Economic Empire Building: One could argue all empires come to an end. The British Empire started to collapse after Word War I – and the European Union centralist economic empire – focussed in Brussels and the Franco-German axis will probably collapse in due course. All non-elected so called democratic empires do eventually collapse. When the UK signed up to the Common Market it never envisaged Brussels making European Laws that would tell the UK what to do – the level of integration will only increase and many British people think “enough is enough” – and it’s time to get out because it will only get worse. Cameron tried to get an improvement from Brussel and came back with nothing.  Others are poorer disaffected people that have seen their lot in life worsen, and the referendum was a protest vote against the ruling European elite – also the Westminster elite. If we see Norway and Switzerland as examples of countries that operate very successfully outside the EU – it’s not for certain that Brexit will be a bad think in a 5-10 year timeframe.

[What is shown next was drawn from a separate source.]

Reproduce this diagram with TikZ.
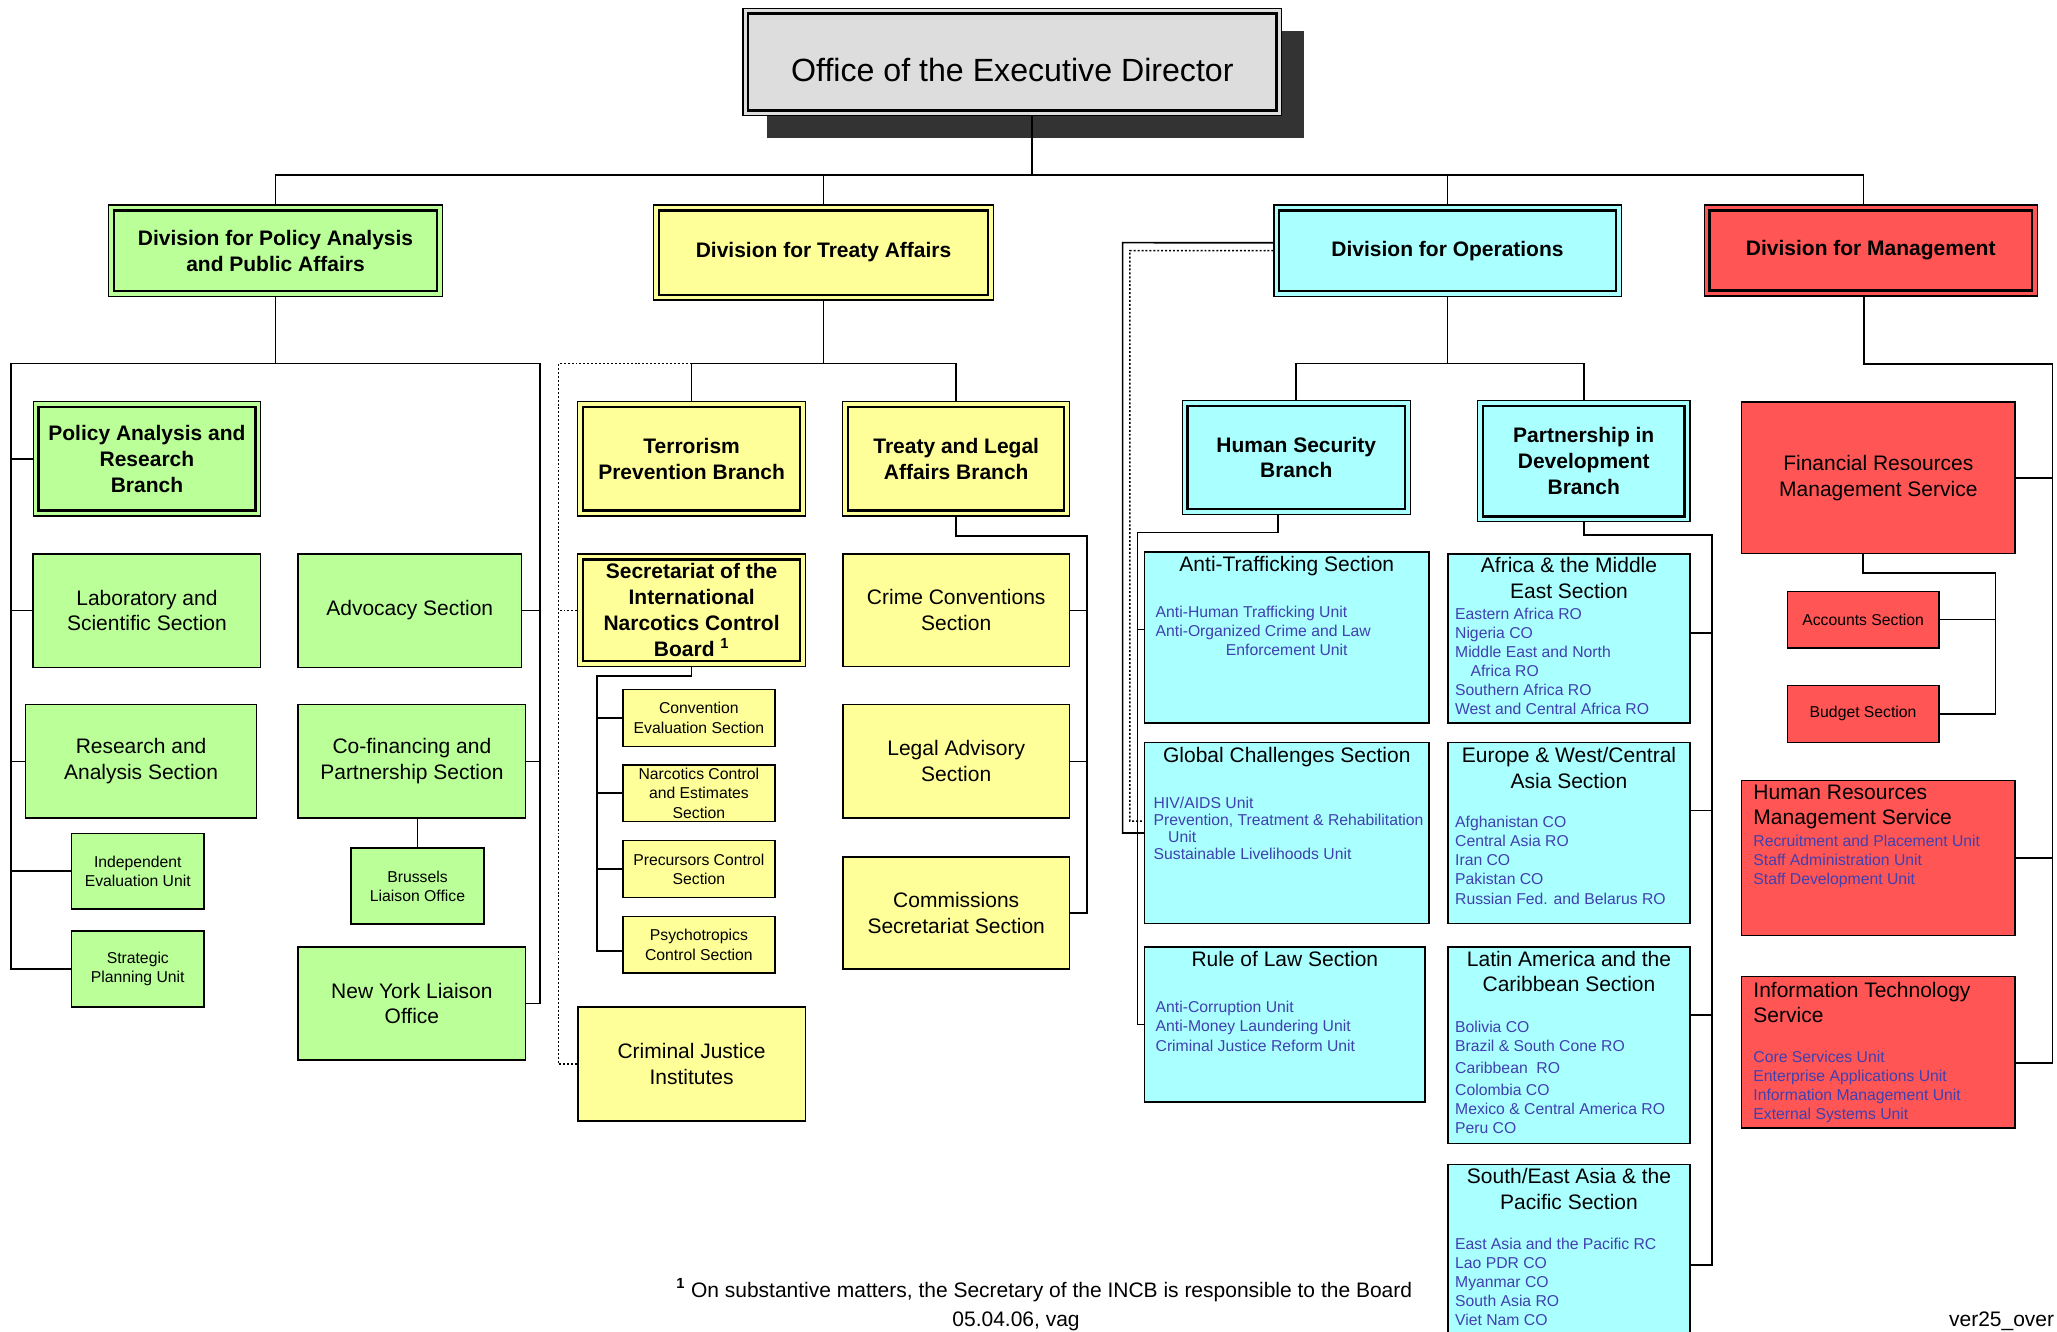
\documentclass[tikz,border=0pt]{standalone}
\usepackage{fontspec}
\setmainfont{Liberation Sans}
\definecolor{cgreen}{RGB}{187,255,153}
\definecolor{cyellow}{RGB}{255,255,153}
\definecolor{ccyan}{RGB}{170,255,255}
\definecolor{cred}{RGB}{255,85,85}
\definecolor{cgrey}{RGB}{221,221,221}
\definecolor{cshadow}{RGB}{51,51,51}
\definecolor{cunit}{RGB}{64,64,175}
\newcommand\fA{\fontsize{16}{19.7}\selectfont}
\newcommand\fS{\fontsize{12}{14.6}\selectfont}
\newcommand\fT{\fontsize{24.5}{29}\selectfont}
\newcommand\mkbox[7]{\node[#1,minimum width={(#5)-(#3)},minimum height={(#6)-(#4)}] (#2) at ({((#3)+(#5))/2},{((#4)+(#6))/2}) {#7};}
\tikzset{
  conn/.style={line width=1.2pt},
  dotline/.style={line width=1.1pt, dash pattern=on 1.5pt off 1.5pt},
  boxbase/.style={draw, line width=1.2pt, inner sep=0pt, align=center, font=\fA},
  dbl/.style={boxbase, line width=0.9pt, font=\fA\bfseries},
  sml/.style={boxbase, font=\fS},
  ttl/.style={inner sep=0pt, font=\fA, align=center, anchor=north},
  ttll/.style={inner sep=0pt, font=\fA, align=left, anchor=north west},
  units/.style={inner sep=0pt, font=\fS, align=left, text=cunit, anchor=north west}
}
\begin{document}
\begin{tikzpicture}[x=1pt,y=-1pt]
\useasboundingbox (0,0) rectangle (1568,1014.6);
\fill[white] (0,0) rectangle (1568,1014.6);
\clip (0,0) rectangle (1568,1014.6);

% ---------- top ----------
\fill[cshadow] (584.4,23.6) rectangle (994.3,105.4);
\mkbox{dbl,fill=cgrey}{ed}{566.3}{6.3}{977.1}{88.2}{}
\node[font=\fT, inner sep=0pt] (edt) at (771.7,53.4) {Office of the Executive Director};

% ---------- divisions ----------
\mkbox{dbl,fill=cgreen}{dpa}{83}{156.3}{337}{226.1}{Division for Policy Analysis\\and Public Affairs}
\mkbox{dbl,fill=cyellow}{dta}{498.2}{156.3}{757.3}{228.7}{Division for Treaty Affairs}
\mkbox{dbl,fill=ccyan}{dop}{971.1}{156.3}{1235.7}{225.8}{Division for Operations}
\mkbox{dbl,fill=cred}{dmg}{1299}{156.3}{1553}{225.6}{Division for Management}

% ---------- policy ----------
\mkbox{dbl,fill=cgreen}{parb}{25.3}{306.2}{198.7}{393.3}{Policy Analysis and\\Research\\Branch}
\mkbox{boxbase,fill=cgreen}{lss}{25.3}{422.1}{198.7}{508.7}{Laboratory and\\Scientific Section}
\mkbox{boxbase,fill=cgreen}{ras}{19.6}{537}{195.5}{623.7}{Research and\\Analysis Section}
\mkbox{sml,fill=cgreen}{ieu}{54.4}{635.2}{155.7}{692.9}{Independent\\Evaluation Unit}
\mkbox{sml,fill=cgreen}{spu}{54.4}{709.5}{155.7}{767.8}{Strategic\\Planning Unit}
\mkbox{boxbase,fill=cgreen}{adv}{227.3}{422.1}{397.4}{508.7}{Advocacy Section}
\mkbox{boxbase,fill=cgreen}{cps}{227.3}{537}{400.7}{623.7}{Co-financing and\\Partnership Section}
\mkbox{sml,fill=cgreen}{blo}{267.6}{646.5}{368.9}{704.3}{Brussels\\Liaison Office}
\mkbox{boxbase,fill=cgreen}{nyl}{227.3}{721.8}{400.7}{808}{New York Liaison\\Office}

% ---------- treaty ----------
\mkbox{dbl,fill=cyellow}{tpb}{440.5}{306.2}{613.9}{393.3}{Terrorism\\Prevention Branch}
\mkbox{dbl,fill=cyellow}{tlab}{642.5}{306.2}{815.3}{393.3}{Treaty and Legal\\Affairs Branch}
\mkbox{dbl,fill=cyellow}{sec}{440.5}{422.3}{613.9}{508}{Secretariat of the\\International\\Narcotics Control\\Board \textsuperscript{1}}
\mkbox{sml,fill=cyellow}{ces}{474.8}{525.5}{590.7}{569}{Convention\\Evaluation Section}
\mkbox{sml,fill=cyellow}{nces}{474.8}{583}{590.7}{626.3}{Narcotics Control\\and Estimates\\Section}
\mkbox{sml,fill=cyellow}{pcs}{474.8}{640.7}{590.7}{684.1}{Precursors Control\\Section}
\mkbox{sml,fill=cyellow}{psy}{474.8}{698.7}{590.7}{741.8}{Psychotropics\\Control Section}
\mkbox{boxbase,fill=cyellow}{cji}{440.5}{767.6}{613.9}{854.3}{Criminal Justice\\Institutes}
\mkbox{boxbase,fill=cyellow}{ccs}{642.5}{422.3}{815.3}{508.2}{Crime Conventions\\Section}
\mkbox{boxbase,fill=cyellow}{las}{642.5}{537}{815.3}{623.7}{Legal Advisory\\Section}
\mkbox{boxbase,fill=cyellow}{css}{642.5}{653.2}{815.3}{738.6}{Commissions\\Secretariat Section}

% ---------- operations ----------
\mkbox{dbl,fill=ccyan}{hsb}{901.1}{305.4}{1075.1}{392.1}{Human Security\\Branch}
\mkbox{dbl,fill=ccyan}{pid}{1126.3}{305.4}{1288.2}{397.7}{Partnership in\\Development\\Branch}
\mkbox{boxbase,fill=ccyan}{ats}{872.5}{420.9}{1089.2}{551}{}
\mkbox{boxbase,fill=ccyan}{gcs}{872.5}{566}{1089.2}{703.9}{}
\mkbox{boxbase,fill=ccyan}{rol}{872.5}{721.7}{1086.2}{840}{}
\mkbox{boxbase,fill=ccyan}{ame}{1103.7}{422.2}{1288.2}{551}{}
\mkbox{boxbase,fill=ccyan}{ewc}{1103.7}{566}{1288.2}{703.9}{}
\mkbox{boxbase,fill=ccyan}{lac}{1103.7}{721.7}{1288.2}{871.7}{}
\mkbox{boxbase,fill=ccyan}{sea}{1103.7}{887.5}{1288.2}{1041}{}

\node[ttl] (atsT) at (980.9,423.5) {Anti-Trafficking Section};
\node[units] (atsU) at (880.7,461.6) {Anti-Human Trafficking Unit\\Anti-Organized Crime and Law\\\hspace*{53.6pt}Enforcement Unit};
\node[ttl] (gcsT) at (980.9,569.2) {Global Challenges Section};
\node[units,font=\fontsize{12}{13}\selectfont] (gcsU) at (879.2,607.4) {HIV/AIDS Unit\\Prevention, Treatment \& Rehabilitation\\\hspace*{11.1pt}Unit\\Sustainable Livelihoods Unit};
\node[ttl] (rolT) at (979.4,725.1) {Rule of Law Section};
\node[units,font=\fontsize{12}{14.8}\selectfont] (rolU) at (880.7,762.7) {Anti-Corruption Unit\\Anti-Money Laundering Unit\\Criminal Justice Reform Unit};

\node[ttl] (ameT) at (1196,424.7) {Africa \& the Middle\\East Section};
\node[units] (ameU) at (1109,463.1) {Eastern Africa RO\\Nigeria CO\\Middle East and North\\\hspace*{11.8pt}Africa RO\\Southern Africa RO\\West and Central Africa RO};
\node[ttl] (ewcT) at (1196,569.2) {Europe \& West/Central\\Asia Section};
\node[units,font=\fontsize{12}{14.7}\selectfont] (ewcU) at (1109,621.6) {Afghanistan CO\\Central Asia RO\\Iran CO\\Pakistan CO\\Russian Fed. and Belarus RO};
\node[ttl,font=\fontsize{16}{19}\selectfont] (lacT) at (1196,725.1) {Latin America and the\\Caribbean Section};
\node[units,font=\fontsize{12}{14.3}\selectfont] (lacU) at (1109,778.2) {Bolivia CO\\Brazil \& South Cone RO\\[2.9pt]Caribbean\ \ RO\\[2.5pt]Colombia CO\\Mexico \& Central America RO\\Peru CO};
\node[ttl] (seaT) at (1196,890.6) {South/East Asia \& the\\Pacific Section};
\node[units,font=\fontsize{12}{14.5}\selectfont] (seaU) at (1109,943.4) {East Asia and the Pacific RC\\Lao PDR CO\\Myanmar CO\\South Asia RO\\Viet Nam CO};

% ---------- management ----------
\mkbox{boxbase,fill=cred}{frms}{1327.6}{306.5}{1536}{422}{Financial Resources\\Management Service}
\mkbox{sml,fill=cred}{acc}{1362.4}{450.8}{1478}{493.8}{Accounts Section}
\mkbox{sml,fill=cred}{bud}{1362.4}{522.4}{1478}{566}{Budget Section}
\mkbox{boxbase,fill=cred}{hrms}{1327.6}{594.8}{1536}{713.2}{}
\mkbox{boxbase,fill=cred}{its}{1327.6}{744.5}{1536}{860}{}
\node[ttll] (hrmsT) at (1336.4,597.9) {Human Resources\\Management Service};
\node[units,font=\fontsize{12}{14.4}\selectfont] (hrmsU) at (1336.4,636.3) {Recruitment and Placement Unit\\Staff Administration Unit\\Staff Development Unit};
\node[ttll,font=\fontsize{16}{19}\selectfont] (itsT) at (1336.4,748.4) {Information Technology\\Service};
\node[units,font=\fontsize{12}{14.4}\selectfont] (itsU) at (1336.4,801) {Core Services Unit\\Enterprise Applications Unit\\Information Management Unit\\External Systems Unit};

% ---------- inner lines of double boxes ----------
\foreach \n in {ed,dpa,dta,dop,dmg,parb,tpb,tlab,sec,hsb,pid}
  \draw[line width=1.8pt] ([xshift=4.5pt,yshift=4.5pt]\n.south west) rectangle ([xshift=-4.5pt,yshift=-4.5pt]\n.north east);

% ---------- connectors: top ----------
\coordinate (b0) at (0,133.4);
\draw[conn] ([xshift=15pt]ed.south) -- ([xshift=15pt]ed.south |- b0);
\draw[conn] (dpa.north) |- ([xshift=-5.5pt]dmg.north |- b0) -- ([xshift=-5.5pt]dmg.north);
\draw[conn] (dta.north) -- (dta.north |- b0);
\draw[conn] (dop.north) -- (dop.north |- b0);

% ---------- connectors: policy ----------
\coordinate (pL) at (8.2,277);
\coordinate (pR) at (411.6,277);
\draw[conn] (dpa.south) -- (dpa.south |- pL);
\draw[conn] (spu.west) -| (pL) -- (pR) |- (nyl.east);
\foreach \n in {parb,lss,ras,ieu} \draw[conn] (\n.west) -- (\n.west -| pL);
\foreach \n in {adv,cps} \draw[conn] (\n.east) -- (\n.east -| pR);
\draw[conn] (blo.north) -- (blo.north |- cps.south);

% ---------- connectors: treaty ----------
\coordinate (tb) at (0,277);
\coordinate (dL) at (425.8,277);
\draw[conn] (dta.south) -- (dta.south |- tb);
\draw[conn] (tpb.north) |- (tlab.north |- tb) -- (tlab.north);
\draw[dotline] (tpb.north |- tb) -- (dL) |- (cji.west);
\draw[dotline] (sec.west) -- (sec.west -| dL);
\coordinate (sL) at (455.1,515.5);
\draw[conn] (sec.south) |- (sL) |- ([yshift=-4.6pt]psy.west);
\foreach \n in {ces,nces,pcs} \draw[conn] (\n.west) -- (\n.west -| sL);
\coordinate (tR) at (828.8,408.5);
\draw[conn] (tlab.south) |- (tR) |- (css.east);
\foreach \n in {ccs,las} \draw[conn] (\n.east) -- (\n.east -| tR);

% ---------- connectors: operations ----------
\coordinate (ob) at (0,277);
\draw[conn] (dop.south) -- (dop.south |- ob);
\draw[conn] (hsb.north) |- (pid.north |- ob) -- (pid.north);
\coordinate (oS) at (855.7,185);
\coordinate (oD) at (861.3,191);
\draw[conn] ([yshift=6pt]dop.west) -- (oS) |- (gcs.west);
\draw[dotline] (dop.west) -- (oD) |- ([yshift=9pt]gcs.west);
\coordinate (hL) at (867.1,406);
\draw[conn] ([xshift=-14pt]hsb.south) |- (hL) |- (rol.west);
\draw[conn] ([yshift=6pt]ats.west) -- ([yshift=6pt]ats.west -| hL);
\draw[conn] (gcs.west) -- (gcs.west -| hL);
\coordinate (pdR) at (1305,407.8);
\draw[conn] (pid.south) |- (pdR) |- (sea.east);
\draw[conn] ([yshift=4pt]ame.east) -- ([yshift=4pt]ame.east -| pdR);
\draw[conn] ([yshift=17pt]ewc.east) -- ([yshift=17pt]ewc.east -| pdR);
\draw[conn] ([yshift=23pt]lac.east) -- ([yshift=23pt]lac.east -| pdR);

% ---------- connectors: management ----------
\coordinate (mR) at (1564.6,277.4);
\draw[conn] ([xshift=-5pt]dmg.south) |- (mR) |- ([yshift=-8pt]its.east);
\foreach \n in {frms,hrms} \draw[conn] (\n.east) -- (\n.east -| mR);
\coordinate (fR) at (1521.2,436.7);
\draw[conn] ([xshift=-11.5pt]frms.south) |- (fR) |- (bud.east);
\draw[conn] (acc.east) -- (acc.east -| fR);

% ---------- footer ----------
\node[font=\fA, anchor=base, inner sep=0pt] (fn) at (796,988.7) {\textsuperscript{\textbf{1}} On substantive matters, the Secretary of the INCB is responsible to the Board};
\node[font=\fA, anchor=base, inner sep=0pt] (date) at (774.5,1011) {05.04.06, vag};
\node[font=\fA, anchor=base east, inner sep=0pt] (ver) at (1566,1011) {ver25\_over};
\end{tikzpicture}
\end{document}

What seems almost certain though is that the next 1-3 years will be depressingly uncertain and a huge distraction for politicians and businesses – and it will feel like the country has “shot itself in the foot” for most people. There is unlikely to be a second referendum on the outcome of “the deal” post article 50 trigger, but there still could be a vote in parliament on the deal. And it’s not certain the deal would gain a winning vote in favour of accepting it. All very complicated, uncertain, time-consuming and great if you are a newspaper trying to sell papers – the news headlines will go on for years. But no good if you are in business like most people. Taxes are paid by the private sector, that pays for the government and public sector. The politicians gave the people a chance to decide something – they spoke – it was a close call – and now business are scared like crazy and tax receipts will drop worsening the deficit because of a forecast bad trade deals, uncertain investment climate and political wrangling  and rhetoric.